I need a software library written in PHP (Object Oriented) that can be used to scrape public data from Yooying, FB, YT, and TW.
The data will be scraped based on search terms or parameters such as: words, phrases, or hashtags. In addition the library should be able to provide a list of current trending Topics AND Hashtags per EACH social network. The library should apply PAGINATION to avoid over-loading the social networks servers.
The results returned should be in the form of postobjects or VIDEOS with all their attributes such as postobject ID, postobject ONWER USERNAME, postobject DESCRIPTION (TEXT, IMAGES, or VIDEO), MENTIONS (@username), LIKES, COMMENTS, SHARES, VIEWS (for videos). The library should also give functionality to query by USERNAME from the returned results in order to get FOLLOWERS (or SUBSCRIBERS), and LOCATION (country) if specified.
The library should be able to switch dynamically between IP (proxies) and scrape data within time intervals that are reasonable in order to AVOID blockage. You should provide with a list of at least 10 different pre-loaded IP proxies in order to start using the library as soon as possible.

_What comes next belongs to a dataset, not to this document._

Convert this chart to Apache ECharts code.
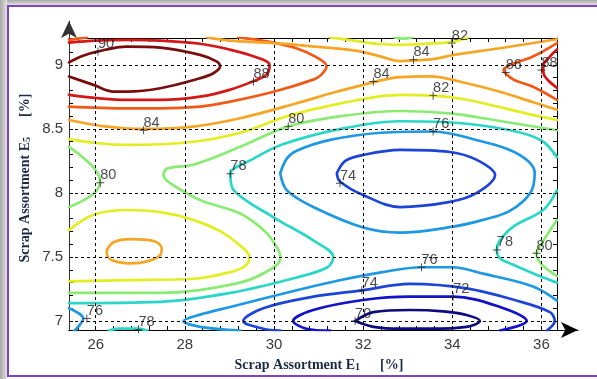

The library should use a standard HTML DOM parser (opensource libraries). DO NOT use regular expressions to parse HTML!
There is no need for user interface in CSS, HTML, JS, I just need the OOP PHP ready to use as a library. The library should be ready to plug into Joomla CMS into the libraries folder. There is no need to make it a component or module. I want it to be a library that can be called and instantiated through a Factory constructor and be easily used within any other existing class.
If everything is delivered as I expect it and I'm satisfied with the product, I will award you another project which is the second stage of this one.
Technologies: OO PHP, Joomla, cURL
Timeline: 2 weeks